CDC adds COVID-19 Vaccine to Schedule of Recommended Routine Vaccinations
The Centers for Disease Control and Prevention (CDC) added COVID-19 vaccines to the list of recommended routine vaccinations. The guidelines do not set school requirements, as these rules are determined by state or local governments. Health officials recommend that everyone 6 months and older stay up to date with COVID-19 vaccines. Incorporating this vaccine into the schedule “sends a powerful message to both healthcare providers and the general public that everyone ages 6 months and older should stay up to date with recommended COVID-19 vaccines (including a booster, when eligible), just as they would with any other routinely recommended vaccine”, Dr. Neil Murthy and Dr. A. Patricia Wodi said in a statement.
The report also advises healthcare professionals on how to handle a mumps outbreak. These recommendations come on the heels of a measles outbreak in Ohio that sickened 85 unvaccinated children. The report recommends an extra booster of the measles, mumps, and rubella (MMR) vaccine if a mumps outbreak occurs. The document also contains guidelines for polio, hepatitis B and pneumococcal immunization. As the national vaccination rate for kindergarteners fell to 93% last school year, below the minimum threshold scientists say is necessary, the US has become vulnerable to the resurgence of infectious diseases. “Why is that a matter of concern?
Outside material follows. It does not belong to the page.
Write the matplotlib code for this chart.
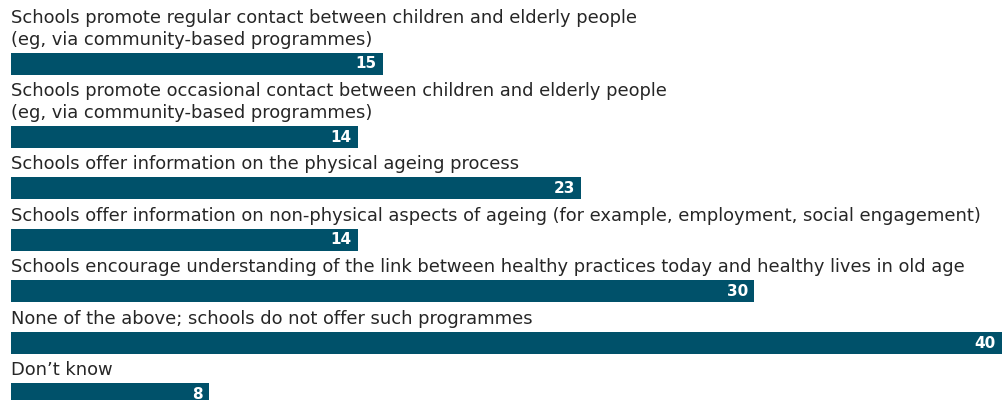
import matplotlib
matplotlib.use("Agg")
import matplotlib.pyplot as plt

# Survey answers and the share of respondents (%) choosing each one
labels = [
    "Schools promote regular contact between children and elderly people\n(eg, via community-based programmes)",
    "Schools promote occasional contact between children and elderly people\n(eg, via community-based programmes)",
    "Schools offer information on the physical ageing process",
    "Schools offer information on non-physical aspects of ageing (for example, employment, social engagement)",
    "Schools encourage understanding of the link between healthy practices today and healthy lives in old age",
    "None of the above; schools do not offer such programmes",
    "Don\u2019t know",
]
values = [15, 14, 23, 14, 30, 40, 8]

BAR_COLOR = "#00516A"
TEXT_COLOR = "#262626"

W, H = 1002, 400
fig = plt.figure(figsize=(W / 100, H / 100), dpi=100)
ax = fig.add_axes([0, 0, 1, 1])
ax.set_axis_off()

# x in survey units, y in pixel rows (top = 0)
left_px = 11
xmax = max(values)
scale = (W - left_px) / xmax
ax.set_xlim(-left_px / scale, xmax)
ax.set_ylim(H, 0)

bar_h = 22
row_step = 51.5
line_px = 21.5
first_center = 63.7
label_gap = 8

centers = []
y = first_center
for i, lab in enumerate(labels):
    n_lines = lab.count("\n") + 1
    if i > 0:
        y += row_step + line_px * (n_lines - 1)
    centers.append(y)

ax.barh(centers, values, height=bar_h, color=BAR_COLOR, left=0)

label_font = dict(family="DejaVu Sans", size=12.9, color=TEXT_COLOR)
for lab, c in zip(labels, centers):
    lines = lab.split("\n")
    top = c - bar_h / 2
    for k, line in enumerate(lines):
        base = top - label_gap - (len(lines) - 1 - k) * line_px
        ax.text(0, base, line, ha="left", va="baseline", **label_font)

for v, c in zip(values, centers):
    ax.text(v - 6 / scale, c + 4.8, f"{v}", ha="right", va="baseline",
            color="white", fontsize=11, fontweight="bold", family="DejaVu Sans")

fig.savefig("out.png", dpi=100)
Because it opens up opportunities for these viruses and other germs to be reintroduced into the United States, and to cause outbreaks of disease”, explained Dr. William Schaffner, a professor in the Division of Infectious Diseases at Vanderbilt University Medical Center. “The recently concluded measles outbreak in Ohio is an example, the introduction of the poliovirus into New York is an example, and we need to keep our guard up”.